■ Exercise goal ■
Nothing but the lines from the top of the data to the line holding "import matplotlib.pyplot as plt" should be printed, word for word and both ends included; leave the pictures out.

■ Information provided ■
BEGIN

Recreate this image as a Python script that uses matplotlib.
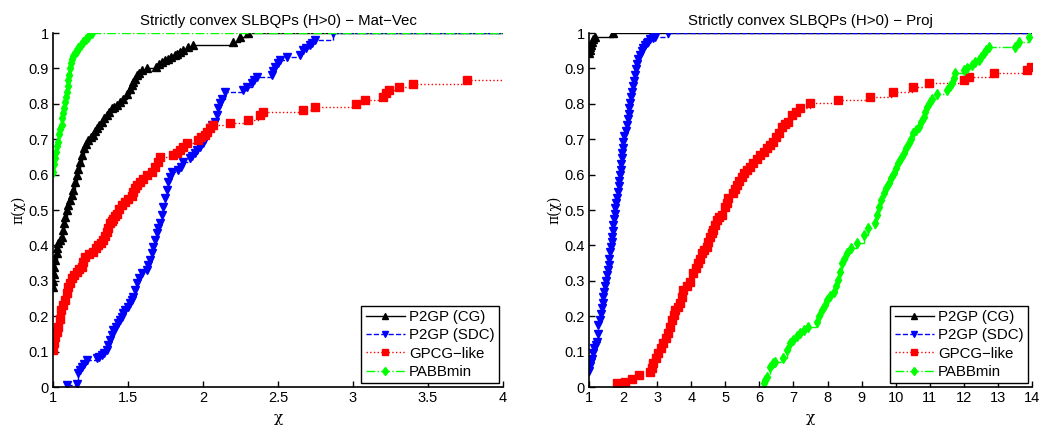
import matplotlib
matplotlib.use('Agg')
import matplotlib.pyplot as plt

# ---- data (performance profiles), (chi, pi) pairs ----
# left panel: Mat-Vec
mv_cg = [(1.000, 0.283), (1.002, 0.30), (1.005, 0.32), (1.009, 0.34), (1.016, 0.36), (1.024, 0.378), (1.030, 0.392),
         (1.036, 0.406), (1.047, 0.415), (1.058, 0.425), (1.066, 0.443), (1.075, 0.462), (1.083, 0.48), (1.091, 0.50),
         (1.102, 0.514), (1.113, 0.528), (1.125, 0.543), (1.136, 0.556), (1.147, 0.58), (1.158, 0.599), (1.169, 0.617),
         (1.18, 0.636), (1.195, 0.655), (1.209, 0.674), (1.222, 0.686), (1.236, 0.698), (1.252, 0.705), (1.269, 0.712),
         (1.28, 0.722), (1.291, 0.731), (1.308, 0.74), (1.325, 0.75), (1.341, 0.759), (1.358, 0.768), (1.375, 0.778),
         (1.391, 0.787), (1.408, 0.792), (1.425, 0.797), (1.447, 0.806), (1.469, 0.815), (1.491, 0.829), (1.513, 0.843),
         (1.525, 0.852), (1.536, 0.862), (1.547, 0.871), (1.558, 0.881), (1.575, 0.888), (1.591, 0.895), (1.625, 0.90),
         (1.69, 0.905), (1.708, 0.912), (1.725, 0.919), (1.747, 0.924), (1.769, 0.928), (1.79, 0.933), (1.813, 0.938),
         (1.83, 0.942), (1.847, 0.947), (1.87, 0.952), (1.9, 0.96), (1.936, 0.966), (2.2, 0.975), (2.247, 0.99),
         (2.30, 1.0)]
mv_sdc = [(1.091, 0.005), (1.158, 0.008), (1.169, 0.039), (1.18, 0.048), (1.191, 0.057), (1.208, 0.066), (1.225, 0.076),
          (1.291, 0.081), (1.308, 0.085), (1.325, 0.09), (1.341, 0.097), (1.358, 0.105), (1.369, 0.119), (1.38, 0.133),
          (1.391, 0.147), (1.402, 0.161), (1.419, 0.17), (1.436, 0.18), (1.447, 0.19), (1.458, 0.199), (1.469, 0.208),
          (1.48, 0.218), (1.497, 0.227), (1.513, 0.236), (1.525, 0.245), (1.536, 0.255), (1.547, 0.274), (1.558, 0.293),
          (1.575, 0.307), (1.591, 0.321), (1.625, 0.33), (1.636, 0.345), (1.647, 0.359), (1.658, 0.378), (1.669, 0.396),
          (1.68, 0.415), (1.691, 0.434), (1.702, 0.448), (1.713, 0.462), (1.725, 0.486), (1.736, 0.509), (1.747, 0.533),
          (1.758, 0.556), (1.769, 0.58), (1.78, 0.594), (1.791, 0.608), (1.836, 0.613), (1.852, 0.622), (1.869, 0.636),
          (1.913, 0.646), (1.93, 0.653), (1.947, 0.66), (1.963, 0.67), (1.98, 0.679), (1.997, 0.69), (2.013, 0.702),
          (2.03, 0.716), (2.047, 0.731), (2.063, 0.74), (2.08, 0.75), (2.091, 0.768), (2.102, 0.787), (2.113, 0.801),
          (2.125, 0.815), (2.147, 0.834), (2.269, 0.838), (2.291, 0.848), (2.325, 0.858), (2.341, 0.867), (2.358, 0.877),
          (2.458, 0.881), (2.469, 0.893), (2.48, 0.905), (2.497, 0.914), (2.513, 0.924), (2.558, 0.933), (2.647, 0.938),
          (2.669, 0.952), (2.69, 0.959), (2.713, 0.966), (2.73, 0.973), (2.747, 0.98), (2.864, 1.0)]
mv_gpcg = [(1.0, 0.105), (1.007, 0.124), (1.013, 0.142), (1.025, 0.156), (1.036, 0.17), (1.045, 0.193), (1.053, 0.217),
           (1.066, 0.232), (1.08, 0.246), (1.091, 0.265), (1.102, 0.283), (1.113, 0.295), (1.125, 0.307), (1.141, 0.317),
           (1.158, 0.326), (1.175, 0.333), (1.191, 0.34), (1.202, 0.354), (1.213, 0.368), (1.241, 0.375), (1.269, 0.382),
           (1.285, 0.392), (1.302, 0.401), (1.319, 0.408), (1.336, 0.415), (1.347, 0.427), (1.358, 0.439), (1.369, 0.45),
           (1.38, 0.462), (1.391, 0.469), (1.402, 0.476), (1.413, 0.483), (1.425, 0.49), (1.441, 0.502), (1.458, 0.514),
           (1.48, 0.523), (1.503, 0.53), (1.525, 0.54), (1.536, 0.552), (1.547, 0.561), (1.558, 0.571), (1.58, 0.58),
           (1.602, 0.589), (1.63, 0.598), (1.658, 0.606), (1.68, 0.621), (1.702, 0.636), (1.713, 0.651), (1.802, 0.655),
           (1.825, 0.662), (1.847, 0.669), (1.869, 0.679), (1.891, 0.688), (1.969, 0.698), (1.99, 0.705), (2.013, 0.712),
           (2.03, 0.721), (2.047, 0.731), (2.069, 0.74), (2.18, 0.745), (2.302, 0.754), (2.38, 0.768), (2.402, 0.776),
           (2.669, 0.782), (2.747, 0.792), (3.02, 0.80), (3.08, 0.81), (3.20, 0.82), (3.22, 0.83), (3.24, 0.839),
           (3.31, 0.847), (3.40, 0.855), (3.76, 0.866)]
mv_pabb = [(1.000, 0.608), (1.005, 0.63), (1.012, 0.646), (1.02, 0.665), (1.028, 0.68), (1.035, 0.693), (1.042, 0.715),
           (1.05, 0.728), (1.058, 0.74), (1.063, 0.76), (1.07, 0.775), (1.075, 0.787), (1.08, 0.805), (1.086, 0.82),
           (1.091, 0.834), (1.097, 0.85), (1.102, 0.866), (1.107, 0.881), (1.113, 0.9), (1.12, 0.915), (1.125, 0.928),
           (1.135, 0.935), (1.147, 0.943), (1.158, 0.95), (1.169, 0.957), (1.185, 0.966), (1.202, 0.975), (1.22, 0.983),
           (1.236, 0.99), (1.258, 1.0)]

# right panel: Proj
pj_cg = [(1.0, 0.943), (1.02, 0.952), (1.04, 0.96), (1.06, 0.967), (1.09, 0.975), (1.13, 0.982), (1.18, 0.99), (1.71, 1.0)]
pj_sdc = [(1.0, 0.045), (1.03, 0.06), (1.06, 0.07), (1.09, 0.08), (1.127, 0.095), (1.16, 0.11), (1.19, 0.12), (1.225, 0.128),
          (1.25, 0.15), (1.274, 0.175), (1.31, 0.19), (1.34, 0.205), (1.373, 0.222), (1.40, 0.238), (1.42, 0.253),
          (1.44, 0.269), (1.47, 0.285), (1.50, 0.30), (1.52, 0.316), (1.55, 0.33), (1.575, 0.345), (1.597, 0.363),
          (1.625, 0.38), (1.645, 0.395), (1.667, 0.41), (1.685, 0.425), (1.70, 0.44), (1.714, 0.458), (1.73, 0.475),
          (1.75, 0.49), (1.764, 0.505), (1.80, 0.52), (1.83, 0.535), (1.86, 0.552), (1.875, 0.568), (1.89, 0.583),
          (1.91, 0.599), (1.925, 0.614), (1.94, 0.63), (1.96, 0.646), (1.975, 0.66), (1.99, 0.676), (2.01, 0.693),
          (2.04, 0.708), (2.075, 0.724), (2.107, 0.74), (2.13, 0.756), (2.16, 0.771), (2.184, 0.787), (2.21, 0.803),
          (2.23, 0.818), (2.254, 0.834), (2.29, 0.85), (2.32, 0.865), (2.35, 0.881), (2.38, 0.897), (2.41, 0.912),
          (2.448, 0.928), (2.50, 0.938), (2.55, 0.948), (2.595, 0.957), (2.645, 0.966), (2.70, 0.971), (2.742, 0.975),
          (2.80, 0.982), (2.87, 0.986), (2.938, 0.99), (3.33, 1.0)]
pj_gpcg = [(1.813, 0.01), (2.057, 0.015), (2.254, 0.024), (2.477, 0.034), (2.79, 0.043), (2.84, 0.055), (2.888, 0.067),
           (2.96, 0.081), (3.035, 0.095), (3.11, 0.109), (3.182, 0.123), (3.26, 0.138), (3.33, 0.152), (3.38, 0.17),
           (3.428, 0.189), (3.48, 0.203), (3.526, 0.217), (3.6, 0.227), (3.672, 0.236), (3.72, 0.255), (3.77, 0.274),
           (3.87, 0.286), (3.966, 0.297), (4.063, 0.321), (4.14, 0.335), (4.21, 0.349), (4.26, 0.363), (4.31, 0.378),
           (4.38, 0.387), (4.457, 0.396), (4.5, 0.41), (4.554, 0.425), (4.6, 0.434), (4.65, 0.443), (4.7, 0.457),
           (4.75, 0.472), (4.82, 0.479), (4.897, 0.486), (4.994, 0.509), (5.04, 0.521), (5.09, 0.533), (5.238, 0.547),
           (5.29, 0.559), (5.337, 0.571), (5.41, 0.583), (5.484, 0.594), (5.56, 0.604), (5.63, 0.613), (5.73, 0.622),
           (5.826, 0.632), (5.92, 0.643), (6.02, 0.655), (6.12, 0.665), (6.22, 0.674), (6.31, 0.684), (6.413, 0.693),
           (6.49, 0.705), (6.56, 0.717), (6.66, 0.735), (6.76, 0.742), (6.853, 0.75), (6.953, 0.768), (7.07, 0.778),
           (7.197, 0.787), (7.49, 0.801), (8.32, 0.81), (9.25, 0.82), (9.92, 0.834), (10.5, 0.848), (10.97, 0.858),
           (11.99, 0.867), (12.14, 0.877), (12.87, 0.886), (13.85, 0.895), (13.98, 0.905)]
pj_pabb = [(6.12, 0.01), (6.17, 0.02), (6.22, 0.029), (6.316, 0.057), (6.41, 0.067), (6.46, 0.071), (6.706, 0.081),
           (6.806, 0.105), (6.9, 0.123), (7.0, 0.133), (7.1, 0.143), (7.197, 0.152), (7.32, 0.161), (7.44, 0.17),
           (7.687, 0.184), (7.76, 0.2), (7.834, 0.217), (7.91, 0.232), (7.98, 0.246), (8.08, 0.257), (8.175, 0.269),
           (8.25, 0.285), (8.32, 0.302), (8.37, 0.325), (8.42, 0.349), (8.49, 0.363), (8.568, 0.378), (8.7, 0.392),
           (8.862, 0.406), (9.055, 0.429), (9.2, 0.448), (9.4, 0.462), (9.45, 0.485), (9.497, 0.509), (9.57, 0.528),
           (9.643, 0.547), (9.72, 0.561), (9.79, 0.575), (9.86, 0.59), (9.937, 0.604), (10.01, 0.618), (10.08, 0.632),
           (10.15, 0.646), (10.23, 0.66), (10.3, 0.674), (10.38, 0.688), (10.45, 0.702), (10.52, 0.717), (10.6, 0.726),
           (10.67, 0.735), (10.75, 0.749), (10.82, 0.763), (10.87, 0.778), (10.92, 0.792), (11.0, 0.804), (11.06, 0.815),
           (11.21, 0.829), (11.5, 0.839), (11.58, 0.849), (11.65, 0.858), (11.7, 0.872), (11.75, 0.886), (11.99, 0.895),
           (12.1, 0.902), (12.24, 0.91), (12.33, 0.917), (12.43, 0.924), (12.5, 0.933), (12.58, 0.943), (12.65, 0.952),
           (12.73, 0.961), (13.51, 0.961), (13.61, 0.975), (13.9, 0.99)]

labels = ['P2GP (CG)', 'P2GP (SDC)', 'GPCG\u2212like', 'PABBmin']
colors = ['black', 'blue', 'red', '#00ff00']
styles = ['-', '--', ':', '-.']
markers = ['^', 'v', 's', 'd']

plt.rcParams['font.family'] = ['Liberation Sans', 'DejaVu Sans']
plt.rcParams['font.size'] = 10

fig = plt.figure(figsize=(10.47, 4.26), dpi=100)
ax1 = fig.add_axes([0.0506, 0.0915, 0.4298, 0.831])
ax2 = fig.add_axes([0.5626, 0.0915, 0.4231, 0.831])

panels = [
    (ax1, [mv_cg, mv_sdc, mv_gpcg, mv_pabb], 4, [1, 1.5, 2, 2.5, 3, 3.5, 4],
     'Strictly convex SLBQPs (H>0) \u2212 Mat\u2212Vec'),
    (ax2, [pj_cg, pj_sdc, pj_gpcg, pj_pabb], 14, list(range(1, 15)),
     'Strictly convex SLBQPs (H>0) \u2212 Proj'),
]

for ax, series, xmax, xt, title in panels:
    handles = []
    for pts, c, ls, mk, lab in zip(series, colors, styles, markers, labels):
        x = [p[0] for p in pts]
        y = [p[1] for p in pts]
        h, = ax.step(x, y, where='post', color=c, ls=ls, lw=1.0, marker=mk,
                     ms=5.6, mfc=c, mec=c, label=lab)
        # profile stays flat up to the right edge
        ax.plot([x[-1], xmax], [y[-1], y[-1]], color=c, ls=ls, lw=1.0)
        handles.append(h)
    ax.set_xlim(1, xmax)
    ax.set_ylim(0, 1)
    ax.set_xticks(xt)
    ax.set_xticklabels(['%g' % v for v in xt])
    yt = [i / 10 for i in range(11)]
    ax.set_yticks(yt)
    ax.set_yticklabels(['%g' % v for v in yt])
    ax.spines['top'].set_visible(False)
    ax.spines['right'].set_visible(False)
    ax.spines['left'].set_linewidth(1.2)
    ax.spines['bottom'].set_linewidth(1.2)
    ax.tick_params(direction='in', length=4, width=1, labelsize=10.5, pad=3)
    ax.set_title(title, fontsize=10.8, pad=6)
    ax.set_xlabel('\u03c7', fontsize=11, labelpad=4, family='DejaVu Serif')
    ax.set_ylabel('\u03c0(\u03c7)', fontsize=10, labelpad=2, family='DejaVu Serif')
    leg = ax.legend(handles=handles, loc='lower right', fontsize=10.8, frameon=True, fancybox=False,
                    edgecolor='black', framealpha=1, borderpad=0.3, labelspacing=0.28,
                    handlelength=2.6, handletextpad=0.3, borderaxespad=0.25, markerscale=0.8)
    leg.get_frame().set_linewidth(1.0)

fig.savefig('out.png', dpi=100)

END

■ Correct answer ■
Recreate this image as a Python script that uses matplotlib.
import matplotlib
matplotlib.use('Agg')
import matplotlib.pyplot as plt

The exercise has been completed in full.